# Which type is the most accepting of people and their differences?



## Yobi (Jun 17, 2013)

Which type is the most accepting of people and their differences?


----------



## Pixzelina (May 25, 2013)

Probably ESFP or ISFP. ESTJS are the worst


----------



## knightingling (Oct 15, 2013)

I think INFJs would be natural at that.

Although I guess it also depends on how mature a person is when it comes to these things.


----------



## The Empyrean (Jul 31, 2013)

I think INFPs and INFJs.
xTJS are the worst, IMO. I know one ESTJ and one ISTJ (not sure, but I think so). They both think that everyone who is differen from them is stupid, weird, etc.


----------



## Violator Rose (Sep 23, 2011)

It probably comes easiest for INFJ's and ENFJ's, although I believe any type is capable of this if they try hard enough


----------



## Spanks (Dec 8, 2013)

I wouldn't go around saying that one type is more capable of accepting others than any other type. I'm sure that if you were to pick any given type, there are countless exceptions to the rule.


----------



## Ice_Queen (Oct 10, 2013)

Well, so far I've found that ESFPs are the most accepting of me. They might find me peculiar at times, but they don't seem to judge me for it like many other types do. I would think that if they're accepting of me when many others are not, then they would be the same way with most others.


----------



## Jason104 (Sep 18, 2010)

Being accepting of alien beliefs is the quickest way to being conquered. That being said I am naturally accepting of all humans because I understand where they come from. I think about the experiences they must have had throughout their lives. In fact I love or at-least I want to love everyone.


----------



## Adam Stewart (Oct 21, 2013)

Well-cultivated ENxP's of course! There's no clear line between right and wrong, in any situation, and ENP's are great at leaving everything open ende



Edit: I take that back. As a generalization, I would say ExxP's (very likely to make most things impersonal)


----------



## superbored (Dec 13, 2013)

I'd say INTJ. I can accept anyone for who they are, but acceptance doesn't mean that I'll like them.


----------



## marr55 (Dec 24, 2013)

I think people are going to get confused between least likely to judge and least likely to express judgement.
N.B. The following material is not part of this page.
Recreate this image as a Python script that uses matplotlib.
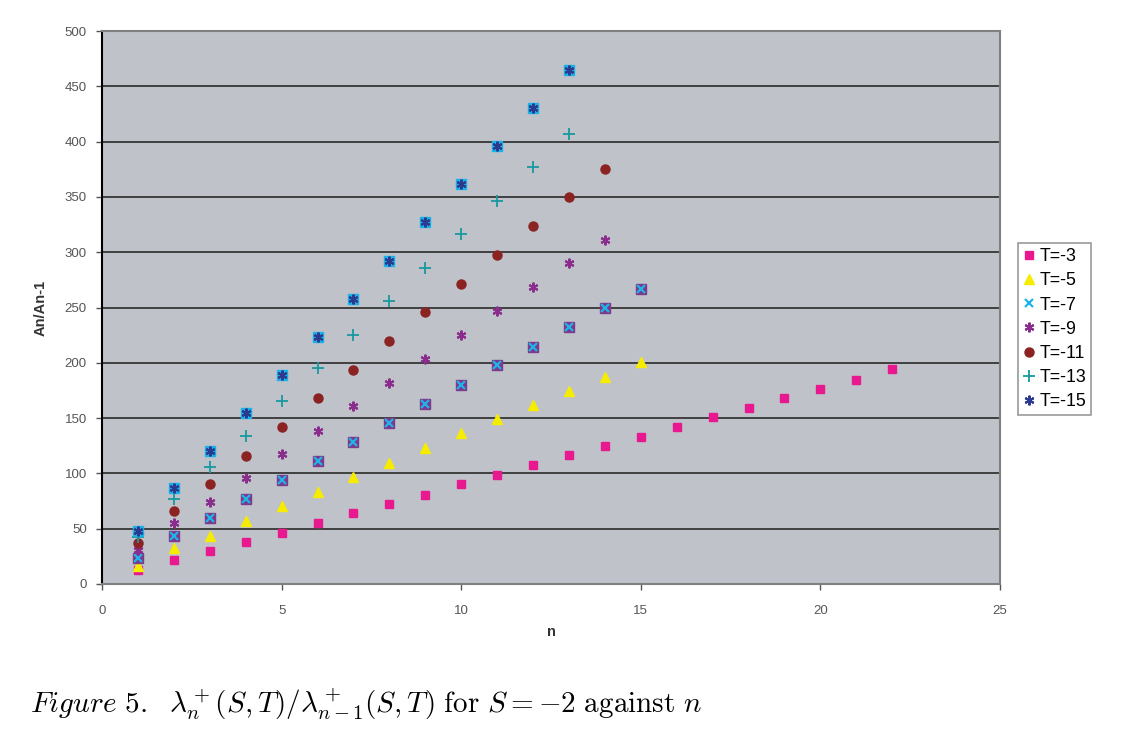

Just something to think about before posting.


----------



## rawrmosher (Apr 22, 2013)

I'd say EXXP 'a in general but especially EXFP's.


----------



## Grain of Sugar (Sep 17, 2013)

Fis more than Fes.


----------



## Ravenetta (Oct 23, 2013)

I can definitely see how ESFP, ISFP, ENFP could all be possibilities, but I think Fi can be limiting in a broad acceptance, but balanced by Ne or Se which are the most externally open functions. 

I think INFJs can go either extreme and be the actually most accepting (moreso than Fi because Ni-Fe can achieve levels of extreme fluidity which is not structured like Fi).

I think I will say that generally speaking an ESFP would have the least judgment and most acceptance of others, but that INFJs can in some cases be moreso than other types and in some cases not at all.


----------



## DustOfShard (Nov 10, 2012)

ENFP's, all the way. I don't care if that is what I am! XD

We are a base station for eccentric satellites, and I often get told I make people feel accepted. "I can be myself with you, and not have to worry about being guarded."


----------



## Orange Fusion (Nov 16, 2013)

Probably ENFPs and INFPs.


----------



## Caged Within (Aug 9, 2013)

Anyone with strong Fe.


----------